▶ _EXERCISE_
Exclude the pictures, then copy word for word the lines running from the beginning of the records through the line with "de cambio del".

==========

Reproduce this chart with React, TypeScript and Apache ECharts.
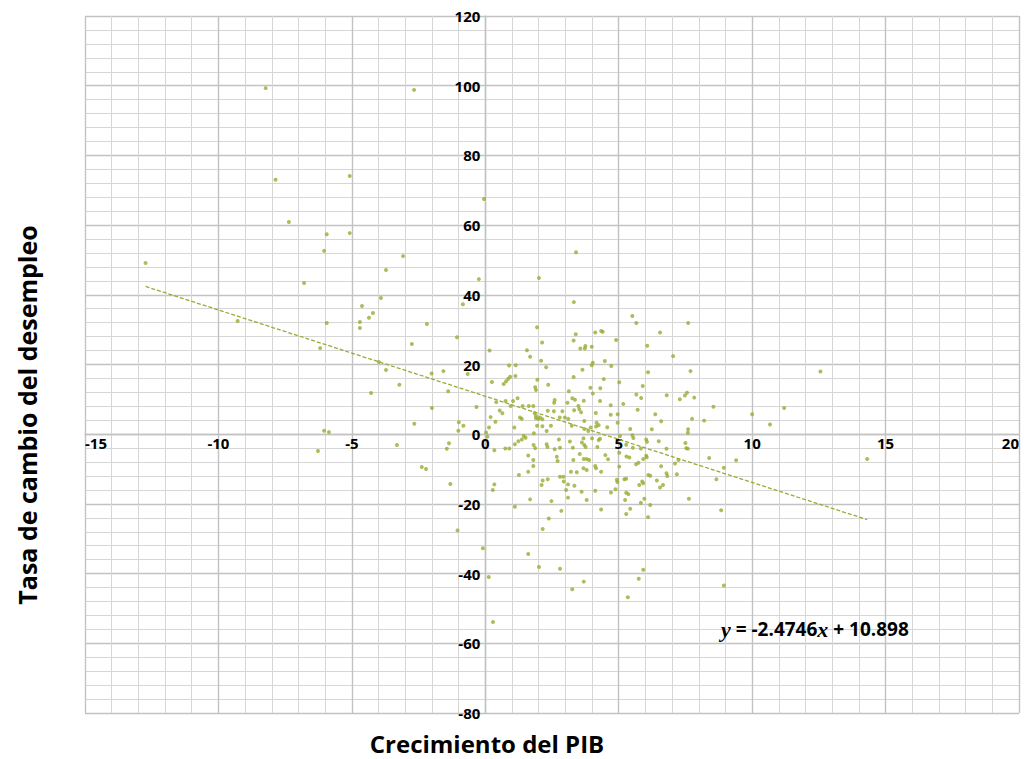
import React, { useEffect, useRef } from "react";
import * as echarts from "echarts";

// Axis ranges / ticks
const xRange = [-15, 20];
const xStep = 5;
const yRange = [-80, 120];
const yStep = 20;

// Regression
const slope = -2.4746;
const intercept = 10.898;
const equationParts = ["y", " = -2.4746", "x", " + 10.898"];

const xTitle = "Crecimiento del PIB";
const yTitle = "Tasa de cambio del desempleo";

// [GDP growth, unemployment change rate]
const outerPoints: [number, number][] = [
  [-8.23, 99.3], [-2.67, 98.8], [-7.86, 73.0], [-5.08, 74.1], [-7.36, 60.9], [-0.05, 67.5],
  [-5.94, 57.4], [-5.08, 57.7], [-12.73, 49.1], [-6.04, 52.6], [-3.08, 51.1], [3.4, 52.2],
  [2.01, 44.8], [-0.24, 44.5], [-6.79, 43.4], [-3.72, 47.1], [-3.91, 39.1], [-4.62, 36.8],
  [-4.21, 34.8], [-4.36, 33.4], [-4.7, 32.2], [-4.7, 30.5], [-9.28, 32.5], [-5.94, 31.9],
  [-2.19, 31.6], [-0.84, 37.3], [3.32, 37.9], [-2.75, 25.9], [-6.19, 24.7], [-3.99, 20.7],
  [-3.72, 18.4], [-4.28, 11.8], [-6.04, 1.0], [-5.86, 0.6], [-6.27, -4.8], [-3.31, -3.1],
  [0.29, -53.9], [12.56, 18.0], [11.2, 7.5], [10.67, 2.8], [10.0, 5.7], [14.31, -7.1],
  [9.4, -7.5], [1.94, 30.7], [5.51, 33.9], [5.66, 31.9], [7.6, 31.9],
];

const leftCore: [number, number][] = [
  [-1.06, 27.8], [0.16, 24.0], [-2.01, 17.4], [-1.57, 18.1], [-0.66, 17.3], [-3.22, 14.2],
  [-1.39, 12.3], [-2.0, 7.5], [-0.33, 7.8], [-2.66, 3.0], [-0.99, 3.4], [-0.82, 2.4],
  [-1.01, 1.0], [-1.36, -2.6], [-1.44, -4.2], [-2.38, -9.4], [-2.22, -10.0], [0.25, 15.0],
  [0.69, 14.4], [0.78, 15.2], [0.86, 15.9], [0.93, 16.5], [0.89, 19.7], [1.14, 19.8],
  [1.13, 16.7], [1.21, 10.3], [0.41, 9.2], [0.76, 9.5], [1.04, 9.5], [0.95, 8.1],
  [0.54, 6.8], [0.64, 6.0], [0.2, 4.9], [0.38, 3.6], [0.14, 1.9], [0.03, 0.5],
  [0.08, -0.7], [1.09, 1.9], [1.24, -2.0], [1.11, -2.9], [0.75, -4.1], [0.9, -4.1],
  [0.34, -4.6], [-1.31, -14.3], [0.34, -14.4], [0.28, -16.0], [1.11, -20.8], [-1.04, -27.6],
  [-0.09, -32.7], [0.13, -41.0], [1.26, -11.7],
];

const lowerCore: [number, number][] = [
  [1.61, -10.8], [3.21, -10.8], [3.43, -10.9], [4.34, -10.8], [3.8, -10.3], [2.15, -13.3],
  [2.34, -12.9], [2.8, -12.2], [2.93, -12.2], [2.11, -14.6], [2.94, -13.6], [3.1, -14.4],
  [3.34, -14.8], [3.03, -16.0], [3.61, -16.5], [4.12, -16.2], [4.71, -16.7], [4.88, -15.8],
  [4.93, -13.1], [4.95, -13.7], [5.21, -12.9], [5.28, -12.8], [5.77, -14.6], [5.88, -13.6],
  [5.92, -14.1], [5.28, -16.8], [5.36, -17.2], [1.68, -18.7], [2.48, -19.2], [3.1, -18.2],
  [3.8, -18.9], [5.24, -18.9], [5.83, -19.7], [5.96, -18.5], [2.85, -22.0], [4.34, -21.6],
  [5.43, -21.4], [5.28, -22.9], [2.38, -24.2], [2.15, -27.2], [1.61, -34.4], [2.01, -38.1],
  [2.8, -38.6], [5.92, -38.9], [5.75, -41.5], [3.69, -42.3], [3.26, -44.5], [5.34, -46.8],
  [6.11, -11.7], [6.18, -11.9], [6.79, -11.2], [6.82, -12.0], [7.18, -11.5], [6.43, -13.3],
  [6.66, -14.6], [6.55, -15.3], [6.18, -20.3], [6.1, -23.8], [7.63, -18.5], [8.66, -12.9],
  [8.84, -21.8], [8.94, -43.4],
];

const rightCore: [number, number][] = [
  [6.55, 29.2], [6.07, 25.4], [7.04, 22.4], [6.1, 17.8], [7.69, 18.1], [6.8, 11.2],
  [7.29, 10.0], [7.48, 11.1], [7.56, 11.9], [7.83, 10.5], [8.55, 7.9], [6.37, 5.7],
  [6.59, 3.7], [7.75, 4.4], [8.2, 3.9], [6.24, 1.4], [7.6, 1.4], [7.59, 0.4],
  [6.03, -1.5], [6.06, -2.2], [6.5, -2.0], [7.5, -2.5], [7.53, -4.0], [7.59, -4.2],
  [6.79, -4.2], [6.03, -6.2], [6.05, -6.6], [7.11, -8.4], [7.24, -7.4], [8.39, -6.8],
  [6.59, -9.2], [8.94, -9.6],
];

const centralCore: [number, number][] = [
  [3.39, 28.7], [4.12, 29.2], [4.34, 29.6], [4.4, 29.4], [2.13, 26.3], [3.31, 26.9],
  [3.56, 24.6], [3.75, 25.3], [3.73, 24.6], [3.99, 25.1], [4.9, 27.0], [1.56, 24.1],
  [1.68, 22.2], [2.09, 21.1], [2.28, 19.2], [4.03, 20.5], [3.99, 19.8], [4.48, 21.0],
  [4.72, 19.6], [3.64, 18.5], [3.31, 16.4], [4.44, 15.8], [1.95, 15.6], [2.36, 14.2],
  [5.02, 14.9], [1.87, 13.5], [1.9, 12.7], [3.94, 13.3], [3.13, 12.3], [4.31, 13.2],
  [4.03, 11.7], [5.9, 13.8], [5.66, 11.4], [3.26, 10.3], [3.36, 9.9], [3.69, 9.6],
  [4.3, 9.5], [5.84, 10.4], [2.6, 9.8], [2.58, 9.0], [3.08, 9.0], [3.49, 8.1],
  [3.52, 7.2], [3.59, 6.3], [4.7, 8.3], [5.17, 8.7], [4.14, 6.1], [1.4, 8.1],
  [1.63, 8.1], [1.8, 8.1], [3.33, 6.9], [5.71, 7.0], [2.34, 6.7], [2.57, 6.6],
  [2.89, 6.6], [1.85, 6.0], [1.9, 5.2], [1.99, 4.4], [1.9, 4.6], [2.05, 4.8],
  [1.3, 4.8], [1.37, 4.4], [2.14, 4.3], [2.79, 4.8], [2.98, 4.8], [3.11, 4.4],
  [4.7, 5.6], [4.96, 5.7], [4.17, 3.3], [4.25, 2.6], [4.15, 2.2], [3.71, 3.8],
  [4.96, 3.3], [1.94, 2.4], [2.14, 2.3], [2.46, 2.4], [3.24, 2.4], [3.71, 1.5],
  [3.95, 1.9], [3.86, 0.9], [4.57, 2.0], [5.43, 1.5], [2.3, 0.9], [1.82, 0.3],
  [5.51, -0.3], [5.55, -1.1], [5.05, -0.5], [1.44, -0.5], [1.51, -1.0], [1.37, -1.5],
  [2.76, -1.5], [3.68, -1.2], [3.62, -2.4], [4.0, -1.2], [4.3, -1.3], [4.25, -1.7],
  [3.17, -2.1], [3.71, -3.1], [2.3, -2.9], [2.33, -3.7], [1.81, -3.1], [1.87, -4.0],
  [2.8, -3.9], [3.28, -3.9], [3.76, -3.7], [2.6, -4.3], [4.2, -3.7], [5.28, -3.0],
  [5.53, -3.9], [5.83, -4.1], [1.61, -6.1], [2.68, -6.5], [2.71, -7.7], [3.54, -5.7],
  [4.5, -6.0], [5.02, -5.3], [3.3, -7.4], [3.69, -7.1], [3.8, -7.1], [3.89, -7.4],
  [4.6, -7.2], [5.29, -6.4], [5.4, -6.7], [5.65, -8.6], [5.74, -8.2], [5.92, -7.1],
  [1.8, -7.4], [1.8, -9.1], [3.68, -9.8], [4.12, -9.1], [4.15, -9.8], [5.02, -9.3],
];

const allPoints = [...outerPoints, ...leftCore, ...lowerCore, ...rightCore, ...centralCore];

const POINT_COLOR = "#9AAB32";
const FONT = "'Open Sans', 'Noto Sans', sans-serif";

const W = 1025;
const H = 759;
const GRID = { left: 85, right: 6, top: 16, bottom: 46 };

export default function App() {
  const ref = useRef<HTMLDivElement>(null);

  useEffect(() => {
    if (!ref.current) return;
    const chart = echarts.init(ref.current, null, { renderer: "svg" });
    const xs = allPoints.map((p) => p[0]);
    const xLo = Math.min(...xs);
    const xHi = Math.max(...xs);
    const trend = [
      [xLo, slope * xLo + intercept],
      [xHi, slope * xHi + intercept],
    ];

    // place each axis on the other axis' zero
    const gridW = W - GRID.left - GRID.right;
    const gridH = H - GRID.top - GRID.bottom;
    const xAxisOffset = -gridH * (0 - yRange[0]) / (yRange[1] - yRange[0]);
    const yAxisOffset = -gridW * (0 - xRange[0]) / (xRange[1] - xRange[0]);

    const majorSplit = { show: true, lineStyle: { color: "#c2c2c2", width: 1.4 } };
    const minorSplit = { show: true, lineStyle: { color: "#d6d6d6", width: 1 } };
    const labelStyle = {
      color: "#000",
      fontWeight: "bold" as const,
      fontSize: 15,
      fontFamily: FONT,
    };

    chart.setOption({
      animation: false,
      backgroundColor: "#ffffff",
      grid: { ...GRID, containLabel: false },
      title: {
        text: `{v|${equationParts[0]}}{n|${equationParts[1]}}{v|${equationParts[2]}}{n|${equationParts[3]}}`,
        left: 721,
        top: 618,
        padding: 0,
        textStyle: {
          rich: {
            v: {
              fontFamily: "'Liberation Serif', serif",
              fontStyle: "italic",
              fontWeight: "bold",
              fontSize: 22,
              color: "#000",
            },
            n: {
              fontFamily: FONT,
              fontWeight: "bold",
              fontSize: 19,
              color: "#000",
            },
          },
        },
      },
      xAxis: {
        type: "value",
        position: "bottom",
        offset: xAxisOffset,
        min: xRange[0],
        max: xRange[1],
        interval: xStep,
        axisLine: { show: true, onZero: false, lineStyle: { color: "#c2c2c2", width: 1.4 } },
        axisTick: { show: false },
        minorTick: { show: false, splitNumber: 5 },
        splitLine: majorSplit,
        minorSplitLine: minorSplit,
        axisLabel: {
          ...labelStyle,
          margin: 1,
          alignMinLabel: "left",
          alignMaxLabel: "right",
        },
      },
      yAxis: {
        type: "value",
        position: "left",
        offset: yAxisOffset,
        min: yRange[0],
        max: yRange[1],
        interval: yStep,
        axisLine: { show: true, onZero: false, lineStyle: { color: "#c2c2c2", width: 1.4 } },
        axisTick: { show: false },
        minorTick: { show: false, splitNumber: 5 },
        splitLine: majorSplit,
        minorSplitLine: minorSplit,
        axisLabel: { ...labelStyle, margin: 5 },
      },
      series: [
        {
          type: "scatter",
          data: allPoints,
          symbol: "circle",
          symbolSize: 4,
          itemStyle: { color: POINT_COLOR },
          z: 3,
        },
        {
          type: "line",
          data: trend,
          symbol: "none",
          lineStyle: { color: POINT_COLOR, width: 1.3, type: [4, 2] },
          z: 2,
        },
      ],
      graphic: [
        {
          type: "text",
          x: 487,
          y: 743,
          style: {
            text: xTitle,
            align: "center",
            verticalAlign: "middle",
            fill: "#000",
            font: `bold 24px ${FONT}`,
          },
        },
        {
          type: "text",
          x: 27,
          y: 415,
          rotation: Math.PI / 2,
          style: {
            text: yTitle,
            align: "center",
            verticalAlign: "middle",
            fill: "#000",
            font: `bold 25px ${FONT}`,
          },
        },
      ],
    });
    return () => chart.dispose();
  }, []);

  return (
    <div
      ref={ref}
      style={{ position: "fixed", left: 0, top: 0, width: W, height: H }}
    />
  );
}
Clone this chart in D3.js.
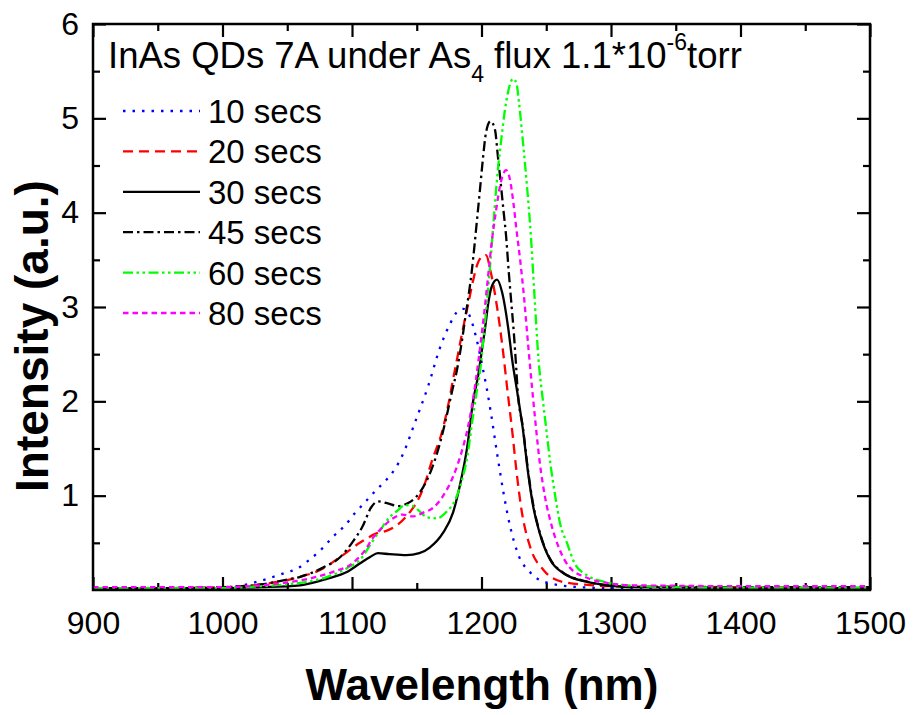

==========

▶ _CORRECT RESPONSE_
Reproduce this chart with React, TypeScript and Apache ECharts.
import React, { useEffect, useRef } from "react";
import * as echarts from "echarts";

// Axis ranges / ticks
const xRange = [-15, 20];
const xStep = 5;
const yRange = [-80, 120];
const yStep = 20;

// Regression
const slope = -2.4746;
const intercept = 10.898;
const equationParts = ["y", " = -2.4746", "x", " + 10.898"];

const xTitle = "Crecimiento del PIB";
const yTitle = "Tasa de cambio del desempleo";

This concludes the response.